> **ENTRIES**:
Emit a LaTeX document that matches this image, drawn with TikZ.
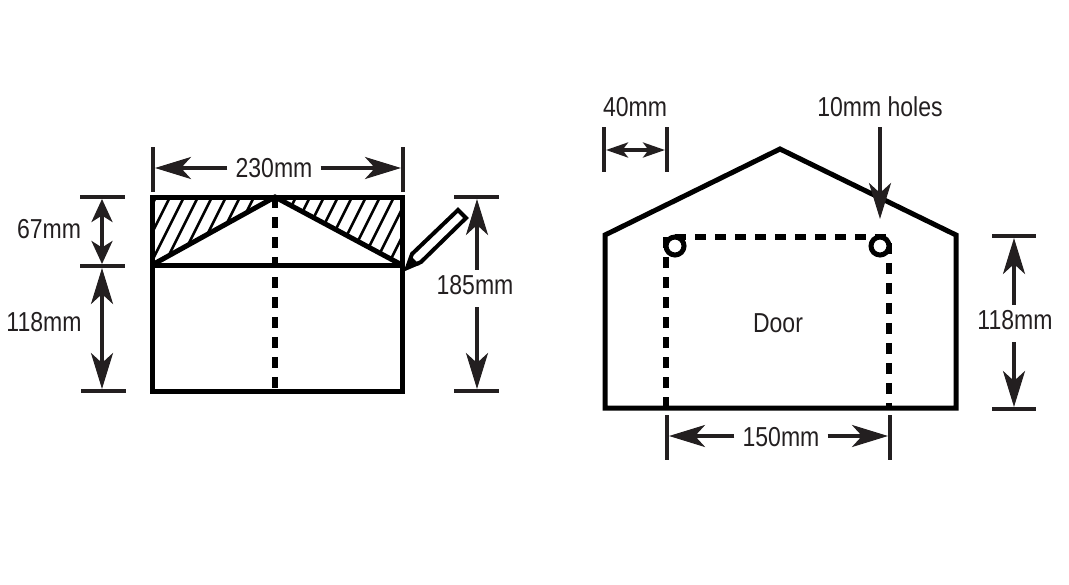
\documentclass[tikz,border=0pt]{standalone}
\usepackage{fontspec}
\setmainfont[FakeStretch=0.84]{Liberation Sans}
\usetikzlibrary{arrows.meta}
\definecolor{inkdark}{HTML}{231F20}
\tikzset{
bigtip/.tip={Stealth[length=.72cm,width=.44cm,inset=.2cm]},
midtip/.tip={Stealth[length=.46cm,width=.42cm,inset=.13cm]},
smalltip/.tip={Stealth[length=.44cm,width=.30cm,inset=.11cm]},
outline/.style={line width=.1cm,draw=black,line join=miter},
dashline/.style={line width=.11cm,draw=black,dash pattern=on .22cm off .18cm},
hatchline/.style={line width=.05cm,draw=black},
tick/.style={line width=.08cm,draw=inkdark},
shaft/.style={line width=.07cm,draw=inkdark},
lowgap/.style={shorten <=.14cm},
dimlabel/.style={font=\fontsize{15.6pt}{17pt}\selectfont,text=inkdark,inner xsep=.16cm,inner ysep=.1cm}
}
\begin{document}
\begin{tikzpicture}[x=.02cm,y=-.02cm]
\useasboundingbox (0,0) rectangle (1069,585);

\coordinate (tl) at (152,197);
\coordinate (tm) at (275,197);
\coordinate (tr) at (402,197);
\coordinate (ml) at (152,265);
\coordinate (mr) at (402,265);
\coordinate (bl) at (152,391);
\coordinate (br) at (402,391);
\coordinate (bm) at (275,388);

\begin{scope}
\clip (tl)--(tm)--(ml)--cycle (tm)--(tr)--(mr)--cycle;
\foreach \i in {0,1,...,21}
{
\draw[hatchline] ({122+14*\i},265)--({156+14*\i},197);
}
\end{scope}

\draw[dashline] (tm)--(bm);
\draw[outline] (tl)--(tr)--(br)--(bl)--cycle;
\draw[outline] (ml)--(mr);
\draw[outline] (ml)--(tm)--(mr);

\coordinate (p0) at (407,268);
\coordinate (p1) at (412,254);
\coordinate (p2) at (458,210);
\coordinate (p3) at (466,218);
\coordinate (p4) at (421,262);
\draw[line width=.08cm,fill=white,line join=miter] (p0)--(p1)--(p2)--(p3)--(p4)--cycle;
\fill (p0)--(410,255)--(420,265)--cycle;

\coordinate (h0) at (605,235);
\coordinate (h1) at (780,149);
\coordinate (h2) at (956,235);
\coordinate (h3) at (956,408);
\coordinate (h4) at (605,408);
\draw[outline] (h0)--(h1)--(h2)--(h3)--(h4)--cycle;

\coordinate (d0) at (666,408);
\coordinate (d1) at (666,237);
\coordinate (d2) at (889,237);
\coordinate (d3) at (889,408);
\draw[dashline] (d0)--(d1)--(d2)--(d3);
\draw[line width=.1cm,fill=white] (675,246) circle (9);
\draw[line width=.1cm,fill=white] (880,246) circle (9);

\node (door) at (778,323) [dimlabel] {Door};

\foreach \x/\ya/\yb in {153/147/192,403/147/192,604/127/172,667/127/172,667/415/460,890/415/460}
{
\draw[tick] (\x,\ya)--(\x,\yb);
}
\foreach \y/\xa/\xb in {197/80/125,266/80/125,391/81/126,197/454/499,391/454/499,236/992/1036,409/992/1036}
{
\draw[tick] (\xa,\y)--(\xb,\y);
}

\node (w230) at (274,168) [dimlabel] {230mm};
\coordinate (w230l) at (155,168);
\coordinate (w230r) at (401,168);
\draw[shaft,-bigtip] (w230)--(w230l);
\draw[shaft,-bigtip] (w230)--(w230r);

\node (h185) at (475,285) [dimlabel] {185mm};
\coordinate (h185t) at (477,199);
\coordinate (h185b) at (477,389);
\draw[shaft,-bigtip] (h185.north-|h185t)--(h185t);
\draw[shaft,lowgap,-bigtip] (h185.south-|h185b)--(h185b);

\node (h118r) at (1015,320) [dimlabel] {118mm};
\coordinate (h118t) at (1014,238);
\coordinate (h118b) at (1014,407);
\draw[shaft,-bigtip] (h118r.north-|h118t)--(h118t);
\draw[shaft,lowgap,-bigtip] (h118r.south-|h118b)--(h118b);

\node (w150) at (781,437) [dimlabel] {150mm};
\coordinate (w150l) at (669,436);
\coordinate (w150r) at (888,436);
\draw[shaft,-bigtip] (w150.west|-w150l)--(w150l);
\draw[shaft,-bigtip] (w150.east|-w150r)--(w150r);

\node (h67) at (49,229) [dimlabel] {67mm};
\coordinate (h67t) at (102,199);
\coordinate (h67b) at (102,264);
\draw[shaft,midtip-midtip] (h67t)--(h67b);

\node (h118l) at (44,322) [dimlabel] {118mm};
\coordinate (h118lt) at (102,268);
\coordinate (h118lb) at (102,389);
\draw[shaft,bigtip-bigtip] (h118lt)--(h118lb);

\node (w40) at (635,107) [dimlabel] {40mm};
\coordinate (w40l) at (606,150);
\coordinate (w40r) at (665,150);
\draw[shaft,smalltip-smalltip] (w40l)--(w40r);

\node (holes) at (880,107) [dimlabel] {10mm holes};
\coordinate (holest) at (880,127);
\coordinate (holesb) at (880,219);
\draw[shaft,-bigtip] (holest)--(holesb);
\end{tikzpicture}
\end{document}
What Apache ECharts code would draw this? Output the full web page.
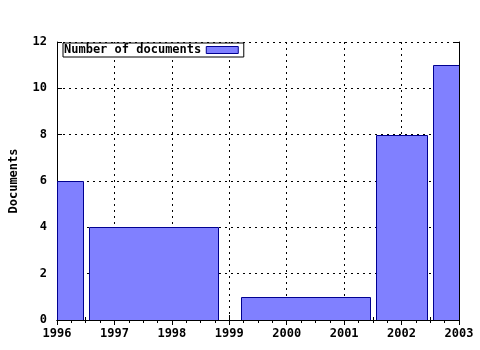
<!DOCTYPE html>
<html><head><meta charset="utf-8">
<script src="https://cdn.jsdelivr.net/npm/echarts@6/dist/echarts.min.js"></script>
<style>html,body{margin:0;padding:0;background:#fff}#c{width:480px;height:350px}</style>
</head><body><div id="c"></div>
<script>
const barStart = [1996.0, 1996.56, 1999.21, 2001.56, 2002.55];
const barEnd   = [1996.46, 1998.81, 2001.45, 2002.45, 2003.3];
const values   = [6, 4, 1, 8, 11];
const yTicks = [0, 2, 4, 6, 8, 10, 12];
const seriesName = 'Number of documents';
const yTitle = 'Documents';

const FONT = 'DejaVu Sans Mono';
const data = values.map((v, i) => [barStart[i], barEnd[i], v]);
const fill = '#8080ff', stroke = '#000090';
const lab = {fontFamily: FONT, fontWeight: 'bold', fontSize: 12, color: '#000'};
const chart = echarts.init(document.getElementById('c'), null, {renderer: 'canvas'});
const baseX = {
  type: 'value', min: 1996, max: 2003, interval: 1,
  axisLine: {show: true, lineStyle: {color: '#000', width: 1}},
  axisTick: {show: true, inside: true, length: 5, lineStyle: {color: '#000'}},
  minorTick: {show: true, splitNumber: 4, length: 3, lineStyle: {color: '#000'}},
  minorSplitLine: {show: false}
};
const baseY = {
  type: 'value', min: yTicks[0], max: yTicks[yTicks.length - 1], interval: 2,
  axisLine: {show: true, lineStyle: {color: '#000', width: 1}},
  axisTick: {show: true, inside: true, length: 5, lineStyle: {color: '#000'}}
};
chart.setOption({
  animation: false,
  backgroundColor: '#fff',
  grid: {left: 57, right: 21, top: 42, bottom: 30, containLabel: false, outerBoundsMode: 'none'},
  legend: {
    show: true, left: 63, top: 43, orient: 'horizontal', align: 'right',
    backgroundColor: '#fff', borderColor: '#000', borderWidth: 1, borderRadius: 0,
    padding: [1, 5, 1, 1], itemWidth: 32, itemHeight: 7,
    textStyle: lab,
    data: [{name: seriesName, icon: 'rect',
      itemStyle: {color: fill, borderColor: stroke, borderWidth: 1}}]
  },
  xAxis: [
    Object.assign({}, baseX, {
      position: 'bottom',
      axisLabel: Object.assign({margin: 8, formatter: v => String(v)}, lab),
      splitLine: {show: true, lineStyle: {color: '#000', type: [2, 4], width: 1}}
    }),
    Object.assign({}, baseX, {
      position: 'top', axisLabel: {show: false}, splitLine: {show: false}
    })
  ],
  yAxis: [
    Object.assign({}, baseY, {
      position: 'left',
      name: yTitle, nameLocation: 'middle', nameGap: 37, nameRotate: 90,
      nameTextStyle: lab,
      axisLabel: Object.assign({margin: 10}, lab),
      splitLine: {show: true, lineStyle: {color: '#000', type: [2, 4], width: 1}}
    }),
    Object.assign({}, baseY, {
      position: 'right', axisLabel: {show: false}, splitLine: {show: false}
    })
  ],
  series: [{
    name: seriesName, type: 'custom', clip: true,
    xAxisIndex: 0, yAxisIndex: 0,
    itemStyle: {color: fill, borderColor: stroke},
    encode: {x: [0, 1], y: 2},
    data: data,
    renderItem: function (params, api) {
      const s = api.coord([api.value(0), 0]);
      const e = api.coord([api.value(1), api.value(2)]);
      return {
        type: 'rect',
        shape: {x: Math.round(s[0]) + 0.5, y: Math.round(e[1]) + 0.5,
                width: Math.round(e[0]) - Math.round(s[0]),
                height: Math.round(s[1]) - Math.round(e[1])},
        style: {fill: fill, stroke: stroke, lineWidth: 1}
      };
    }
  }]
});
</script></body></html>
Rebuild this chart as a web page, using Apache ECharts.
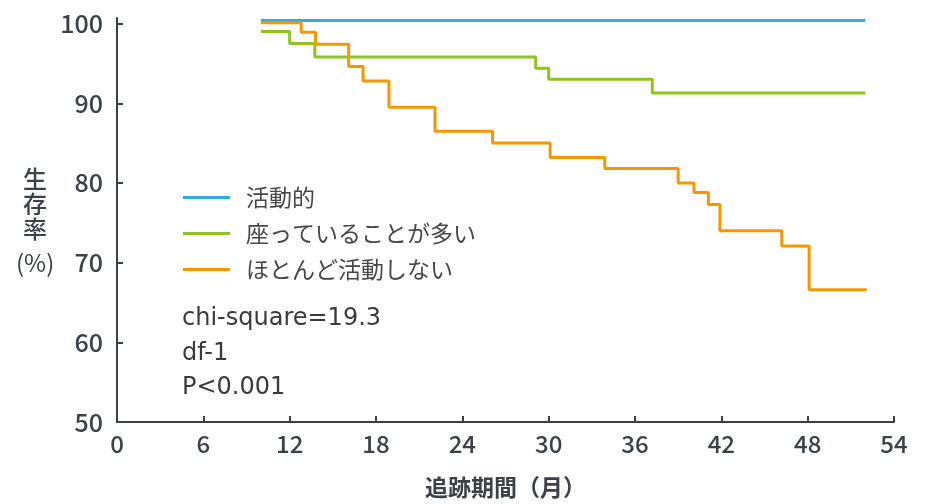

> **INSTRUCTIONS FOR THE TASK**: Quote, please, every line of the material above from its start through the line that has "(0,0) rectangle (1069,585);", reproducing the words exactly and dropping any images.

> **THE ANSWER**:
Emit a LaTeX document that matches this image, drawn with TikZ.
\documentclass[tikz,border=0pt]{standalone}
\usepackage{fontspec}
\setmainfont[FakeStretch=0.84]{Liberation Sans}
\usetikzlibrary{arrows.meta}
\definecolor{inkdark}{HTML}{231F20}
\tikzset{
bigtip/.tip={Stealth[length=.72cm,width=.44cm,inset=.2cm]},
midtip/.tip={Stealth[length=.46cm,width=.42cm,inset=.13cm]},
smalltip/.tip={Stealth[length=.44cm,width=.30cm,inset=.11cm]},
outline/.style={line width=.1cm,draw=black,line join=miter},
dashline/.style={line width=.11cm,draw=black,dash pattern=on .22cm off .18cm},
hatchline/.style={line width=.05cm,draw=black},
tick/.style={line width=.08cm,draw=inkdark},
shaft/.style={line width=.07cm,draw=inkdark},
lowgap/.style={shorten <=.14cm},
dimlabel/.style={font=\fontsize{15.6pt}{17pt}\selectfont,text=inkdark,inner xsep=.16cm,inner ysep=.1cm}
}
\begin{document}
\begin{tikzpicture}[x=.02cm,y=-.02cm]
\useasboundingbox (0,0) rectangle (1069,585);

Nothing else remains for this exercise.